Having a plan that requires patience is one thing, using it as an excuse to be miserly is another. One season doesn't make a rich data pool, but if Year 1 of Ler-Kas-Bow is a sign of things to come, it's safe to say this team is destined to complete the trilogy of Washington teams leaving the area.
But I offer a solution, and it's so simple I demand it: An apology not just to season-ticket holders like myself, but to all Nats fans.
Dear Nationals fans,
We're trying here in D.C., but we've been out of the baseball game for a while, which explains why we don't know how to treat fans at the ballpark, why we don't know how to do the whole TV thing well (the Nats are dead last in TV ratings), and why we don't know how to do the whole personnel thing well. But we'll get better, starting with the removal of Jim Bowden from the general manager post.
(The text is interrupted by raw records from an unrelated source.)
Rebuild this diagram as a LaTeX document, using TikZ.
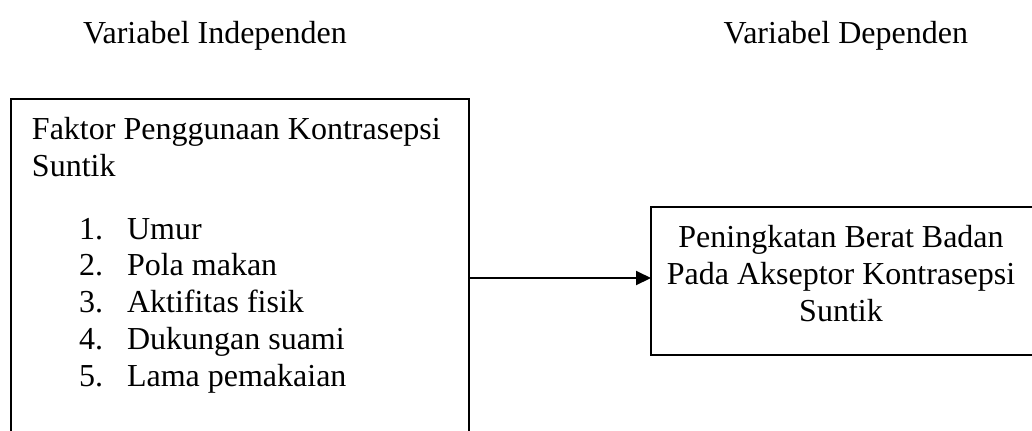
\documentclass[tikz,border=0pt]{standalone}
\usepackage{fontspec}
\setmainfont{Liberation Serif}
\usetikzlibrary{positioning,arrows.meta}

\begin{document}
\begin{tikzpicture}[x=0.5pt, y=-0.5pt, inner sep=0, outer sep=0,
  every node/.style={font=\fontsize{16}{18.5}\selectfont}]
  \useasboundingbox (0,0) rectangle (1032,430);
  \clip (0,0) rectangle (1032,430);

  % headings
  \node[anchor=base west] (indeplabel) at (83,43) {Variabel Independen};
  \node[anchor=base east] (deplabel) at (968,43) {Variabel Dependen};

  % independent block
  \node[rectangle, draw=black, line width=1pt,
    anchor=north west,
    minimum width = 229pt,
    minimum height = 179pt] (indep) at (11,99) {};
  \node[anchor=base west] (title1) at (32,139) {Faktor Penggunaan Kontrasepsi};
  \node[anchor=base west] (title2) at (32,176) {Suntik};
  \foreach \i/\factor in {1/Umur, 2/Pola makan, 3/Aktifitas fisik, 4/Dukungan suami, 5/Lama pemakaian} {
    \node[anchor=base west] (num\i) at (79,{239+(\i-1)*36.75}) {\i.};
    \node[anchor=base west] (factor\i) at (127,{239+(\i-1)*36.75}) {\factor};
  }

  % dependent block
  \node[rectangle, draw=black, line width=0.7pt,
    anchor=north west,
    minimum width = 195pt,
    minimum height = 74pt] (dep) at (651,207) {};
  \node[anchor=base] (dep1) at (841,247) {Peningkatan Berat Badan};
  \node[anchor=base] (dep2) at (841,284) {Pada Akseptor Kontrasepsi};
  \node[anchor=base] (dep3) at (841,321) {Suntik};

  \draw[line width=1pt, -{Triangle[length=7.5pt, width=7pt]}] (indep.east) -- (indep.east -| dep.west);
\end{tikzpicture}
\end{document}
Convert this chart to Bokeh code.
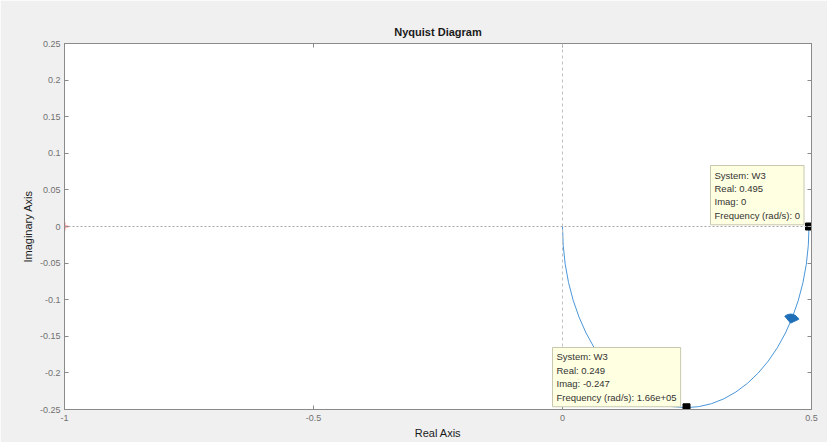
from bokeh.plotting import figure
from bokeh.models import Range1d, FixedTicker, LinearAxis, Label, Span
from bokeh.embed import file_html
from bokeh.resources import INLINE

# ---- data ----
real_part = [0.495, 0.4936, 0.4896, 0.4829, 0.4736, 0.4618, 0.4477, 0.4314, 0.4131, 0.3930,
             0.3713, 0.3482, 0.3240, 0.2990, 0.2734, 0.2475, 0.2216, 0.1960, 0.1710, 0.1468,
             0.1237, 0.1020, 0.0819, 0.0636, 0.0473, 0.0332, 0.0214, 0.0121, 0.0054, 0.0014, 0.0]
imag_part = [0.0, -0.0259, -0.0515, -0.0765, -0.1007, -0.1238, -0.1455, -0.1656, -0.1839, -0.2002,
             -0.2143, -0.2261, -0.2354, -0.2421, -0.2461, -0.2475, -0.2461, -0.2421, -0.2354, -0.2261,
             -0.2143, -0.2002, -0.1839, -0.1656, -0.1455, -0.1238, -0.1007, -0.0765, -0.0515, -0.0259, 0.0]

x_ticks = [-1, -0.5, 0, 0.5]
x_tick_labels = ["-1", "-0.5", "0", "0.5"]
y_ticks = [-0.25, -0.2, -0.15, -0.1, -0.05, 0, 0.05, 0.1, 0.15, 0.2, 0.25]
y_tick_labels = ["-0.25", "-0.2", "-0.15", "-0.1", "-0.05", "0", "0.05", "0.1", "0.15", "0.2", "0.25"]

tip_system = ["W3", "W3"]
tip_real = [0.495, 0.249]
tip_imag = [0.0, -0.247]
tip_real_text = ["0.495", "0.249"]
tip_imag_text = ["0", "-0.247"]
tip_freq_text = ["0", "1.66e+05"]

critical_real = [-1.0]
critical_imag = [0.0]

# direction arrowhead tip
arrow_real = [0.458]
arrow_imag = [-0.132]

FONT = "Liberation Sans"

p = figure(width=827, height=442, output_backend="svg", toolbar_location=None,
           x_range=Range1d(-1, 0.5), y_range=Range1d(-0.25, 0.25),
           min_border_left=64, min_border_right=16, min_border_top=43, min_border_bottom=33,
           x_axis_label="Real Axis", y_axis_label="Imaginary Axis",
           title="Nyquist Diagram")
p.border_fill_color = "#f0f0f0"
p.background_fill_color = "white"
p.outline_line_color = "#8a8a8a"
p.grid.visible = False

p.title.align = "center"
p.title.text_font = FONT
p.title.text_font_size = "11px"
p.title.text_font_style = "bold"
p.title.text_color = "#1a1a1a"
p.title.standoff = 11

def style_axis(ax, ticks, labels, show_labels=True):
    ax.ticker = FixedTicker(ticks=ticks)
    ax.major_label_overrides = {t: l for t, l in zip(ticks, labels)}
    ax.major_tick_in = 4
    ax.major_tick_out = 0
    ax.minor_tick_in = 0
    ax.minor_tick_out = 0
    ax.axis_line_color = "#8a8a8a"
    ax.major_tick_line_color = "#8a8a8a"
    ax.major_label_text_font = FONT
    ax.major_label_text_color = "#707070"
    ax.major_label_text_font_size = "9px" if show_labels else "0px"
    ax.axis_label_text_font = FONT
    ax.axis_label_text_font_size = "11px"
    ax.axis_label_text_font_style = "normal"
    ax.axis_label_text_color = "#1a1a1a"

style_axis(p.xaxis[0], x_ticks, x_tick_labels)
style_axis(p.yaxis[0], y_ticks, y_tick_labels)
p.xaxis[0].major_label_standoff = 5
p.xaxis[0].axis_label_standoff = 3
p.yaxis[0].major_label_standoff = 4
p.yaxis[0].axis_label_standoff = 3

top_ax = LinearAxis()
right_ax = LinearAxis()
style_axis(top_ax, x_ticks, ["" for _ in x_ticks], show_labels=False)
style_axis(right_ax, y_ticks, ["" for _ in y_ticks], show_labels=False)
top_ax.major_label_standoff = 0
right_ax.major_label_standoff = 0
p.add_layout(top_ax, "above")
p.add_layout(right_ax, "right")

p.add_layout(Span(location=0, dimension="height", line_color="#c0c0c0", line_dash="3 3", line_width=1))
p.add_layout(Span(location=0, dimension="width", line_color="#a8a8a8", line_dash="2 2", line_width=1))

p.line(real_part, imag_part, line_color="#4a96d8", line_width=1)
p.wedge(x=arrow_real, y=arrow_imag, radius=9, radius_units="screen",
        start_angle=0.44, end_angle=2.27, fill_color="#1f6fb8", line_color="#1f6fb8")
p.scatter(critical_real, critical_imag, marker="cross", size=8, line_color="#ff2020", line_width=1.5)
p.scatter(tip_real, tip_imag, marker="square", size=7, fill_color="black", line_color="black")

tip_boxes = [(0.2972, 0.0833), (-0.0201, -0.1653)]
for i, (bx, by) in enumerate(tip_boxes):
    txt = (f"System: {tip_system[i]}\nReal: {tip_real_text[i]}\n"
           f"Imag: {tip_imag_text[i]}\nFrequency (rad/s): {tip_freq_text[i]}")
    p.add_layout(Label(x=bx, y=by, text=txt, text_font=FONT, text_font_size="9.5px",
                       text_color="#333333", text_align="left", text_baseline="top",
                       text_line_height=1.22, padding=4,
                       background_fill_color="#ffffe1", background_fill_alpha=1,
                       border_line_color="#c8c8b0", border_line_width=1))

open("out.html", "w").write(file_html(p, INLINE))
We'll bring in a smart baseball guy who has a fine-tuned balance between objectively analyzing players and pulling the trigger on a brash big-ticket signee when it fits the plan. We'll provide incentives to attend the ballpark, which Washington was nice enough to build (despite its many flaws), like free caps and balls (but no cowbells). In short, we'll do things better. But stay faithful, please. We've waited a long time to have baseball back in D.C., let's not rush this job. Let's set up a foundation that will ensure the District has the best baseball franchise in MLB. If we don't fulfill our obligations above, we promise to sell the team to Ted Leonsis and never entertain any offers from Dan Snyder, no matter how much money or Lions for Lambs paraphernalia he throws our way.